1. Field of the Invention
This invention relates generally to a catalytic conformational sensor method and application of such method for detecting proteins and proteinaceous particles; and more particularly to detecting misfolded or disease-associated proteins and proteinaceous particles.
2. Related Art
The present invention is not limited to the detection of proteins or peptides in infectious samples. It also includes detection of proteinaceous particles such as prions. Prions are small proteinaceous particles with no nucleic acids, thus are resistant to most nucleic-acid modifying procedures and proteases. They are infectious particles that play key roles in the transmission of several diseases such as Creutzfeldt-Jakob syndrome, transmissible spongiform encephalopathy (TSE), and scrapie a neurological disorder in sheep and goats.1 Diseases caused by prions can be hard to diagnose since the disease may be latent where the infection is dormant, or may be subclinical where abnormal prion is demonstrable but the disease remains an acute or chronic symptomless infection. Moreover, normal homologues of a prion-associated protein exist in the brains of uninfected organisms, further complicating detection.2 Prions associate with a protein referred to as PrP 27-30, a 28 kdalton hydrophobic glycoprotein, that polymerizes (aggregates) into rod-like filaments, plaques of which are found in infected brains. The normal protein homologue differs from prions in that it is readily degradable as opposed to prions which are highly resistant to proteases. Some theorists believe that prions may contain extremely small amounts of highly infectious nucleic acid, undetectable by conventional assay methods.3 As a result, many current techniques used to detect the presence of prion-related infections rely on the gross morphology changes in the brain and immunochemistry techniques that are generally applied only after symptoms have already manifest themselves. 1 Clayton Thomas, Tabor's Cyclopedic Medical Dictionary (Phil., F.A. Davis Company, 1989), at 1485.2 Ivan Roitt, et al., Immunology (Mosby-Year Book Europe Limited, 1993), at 15.1.3 Benjamin Lewin, Genes IV (Oxford Univ. Press, New York, 1990), at 108.
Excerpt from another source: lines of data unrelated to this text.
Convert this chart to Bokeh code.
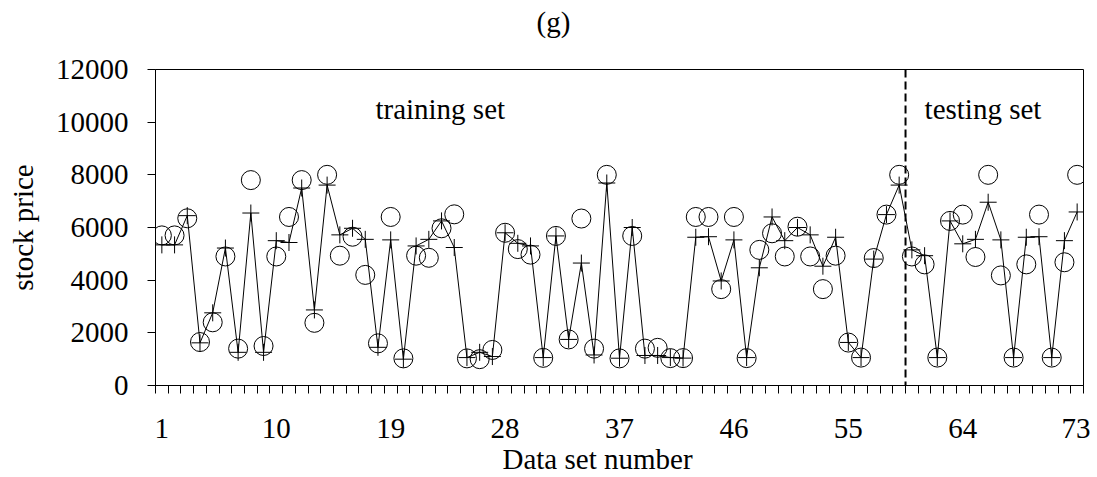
from bokeh.plotting import figure
from bokeh.models import FixedTicker, Label, Span, Range1d, Title
from bokeh.embed import file_html
from bokeh.resources import INLINE

# ---- data ----
data_set = list(range(1, 74))
actual = [5700, 5700, 6350, 1650, 2400, 4900, 1400, 7800, 1500, 4900,
          6400, 7800, 2380, 8000, 4930, 5650, 4200, 1600, 6400, 1030,
          4930, 4850, 5970, 6500, 1030, 1000, 1350, 5800, 5180, 4970,
          1050, 5680, 1750, 6340, 1400, 8000, 1030, 5680, 1400, 1430,
          1040, 1040, 6400, 6400, 3660, 6400, 1040, 5150, 5780, 4900,
          6030, 4900, 3660, 4930, 1630, 1060, 4840, 6490, 8000, 4900,
          4600, 1060, 6250, 6490, 4880, 8000, 4180, 1060, 4600, 6490,
          1060, 4680, 8000]
predicted = [5340, 5340, 6450, 1620, 2760, 5220, 1260, 6550, 1260, 5500,
             5430, 7500, 2870, 7610, 5720, 5970, 5550, 1450, 5530, 1000,
             5300, 5550, 6250, 5240, 1060, 1260, 1100, 5800, 5400, 5300,
             1060, 5680, 1750, 4650, 1160, 7690, 1036, 6000, 1140, 1140,
             1060, 1040, 5630, 5650, 3970, 5530, 1060, 4470, 6400, 5500,
             6000, 5720, 4530, 5630, 1635, 1060, 4800, 6490, 7610, 5150,
             4930, 1060, 6250, 5380, 5550, 6960, 5530, 1060, 5630, 5650,
             1060, 5500, 6590]
x_tick_labels = [1, 10, 19, 28, 37, 46, 55, 64, 73]
y_ticks = [0, 2000, 4000, 6000, 8000, 10000, 12000]
split_at = 59.5

FONT = "Liberation Serif"
FS = "29px"

p = figure(width=1090, height=474, output_backend="svg", toolbar_location=None,
           x_range=Range1d(0.5, 73.5), y_range=Range1d(0, 12000),
           min_border_left=155, min_border_right=7, min_border_top=69,
           min_border_bottom=86)
p.grid.visible = False
p.outline_line_color = "black"
p.outline_line_width = 1
p.background_fill_color = "white"
p.border_fill_color = "white"

# trailing blank line lifts the title text up into the top margin
p.title.text = "(g)\n "
p.title.align = "left"
p.title.offset = 381
p.title.standoff = 0
p.title.text_line_height = 1.0
p.title.text_font = FONT
p.title.text_font_size = FS
p.title.text_font_style = "normal"
p.title.text_color = "black"

p.add_layout(Title(text="Data set number", align="left", offset=347,
                   text_font=FONT, text_font_size=FS, text_font_style="normal",
                   text_color="black", standoff=0), "below")

p.line(data_set, predicted, line_color="black", line_width=1)
p.scatter(data_set, predicted, marker="cross", size=17,
          line_color="black", line_width=1)
p.scatter(data_set, actual, marker="circle", size=19,
          line_color="black", fill_color=None, line_width=1)

p.add_layout(Span(location=split_at, dimension="height", line_color="black",
                  line_width=2, line_dash="8 4"))

p.add_layout(Label(x=17.8, y=10500, text="training set", text_font=FONT,
                   text_font_size=FS, text_baseline="middle", text_align="left",
                   text_color="black"))
p.add_layout(Label(x=61.0, y=10500, text="testing set", text_font=FONT,
                   text_font_size=FS, text_baseline="middle", text_align="left",
                   text_color="black"))

xa = p.xaxis[0]
xa.ticker = FixedTicker(ticks=x_tick_labels,
                        minor_ticks=[k - 0.5 for k in data_set] + [data_set[-1] + 0.5])
xa.major_tick_out = 0
xa.major_tick_in = 0
xa.minor_tick_out = 8
xa.minor_tick_in = 0
xa.minor_tick_line_color = "black"
xa.axis_line_color = "black"
xa.major_label_standoff = 25
xa.major_label_text_font = FONT
xa.major_label_text_font_size = FS
xa.major_label_text_color = "black"

ya = p.yaxis[0]
ya.ticker = FixedTicker(ticks=y_ticks)
ya.major_tick_out = 8
ya.major_tick_in = 0
ya.minor_tick_line_color = None
ya.axis_line_color = "black"
ya.major_tick_line_color = "black"
ya.major_label_standoff = 19
ya.major_label_text_font = FONT
ya.major_label_text_font_size = FS
ya.major_label_text_color = "black"
ya.axis_label = "stock price"
ya.axis_label_text_font = FONT
ya.axis_label_text_font_size = FS
ya.axis_label_text_font_style = "normal"
ya.axis_label_text_color = "black"
ya.axis_label_standoff = 14

open("out.html", "w").write(file_html(p, INLINE))
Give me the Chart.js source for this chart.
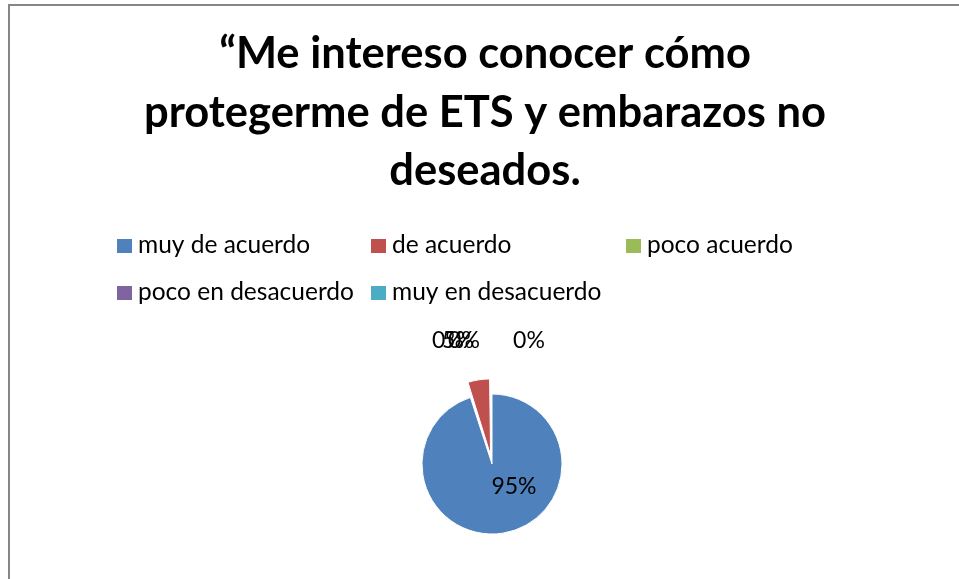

The following is an evaluation of current detection methods.
                Brain Tissue Sampling. Cross-sections of brain can be used to examine and monitor gross morphology changes indicative of disease states such as the appearance of spongiform in the brain, in addition to immunohistochemistry techniques such as antibody-based assays or affinity chromatography which can detect disease-specific prion deposits. These techniques are used for a conclusive bovine spongiform encephalopathy (BSE) diagnosis after slaughter of animals displaying clinical symptoms. Drawbacks of tissue sampling include belated detection that is possible only after symptoms appear, necessary slaughter of affected animals, and results that takes days to weeks to complete.        Prionic-Check also requires liquified-brain tissue for use with a novel antibody under the Western Blot technique. This test is as reliable as the immunochemistry technique and is more rapid, yielding results in six to seven hours, but shares the drawbacks of the six-month lag time between PrPS accumulation (responsible for the gross morphology changes) in the brain and the display of clinical symptoms, along with the need for slaughter of the animal to obtain a sample.        Tonsillar Biopsy Sampling. Though quite accurate, it requires surgical intervention and the requisite days to weeks to obtain results.        Body Fluids: Blood and Cerebrospinal Sampling. As in the above detection methods, results are not immediate        Electrospray ionization mass spectrometry (ESI-MS), nuclear magnetic resonance NMR, circular dichroism (CD) and other non-amplified structural techniques. All of these techniques require a large amount of infectious sample, and have the disadvantage of requiring off-site testing or a large financial investment in equipment.        
The difficulty with all of the presently approved tests is that they are time consuming and are performed POST-MORTEM.
As can now be seen, the related art remains subject to significant problems, and the efforts outlined above—although praiseworthy—have left room for considerable refinement. The present invention introduces such refinement.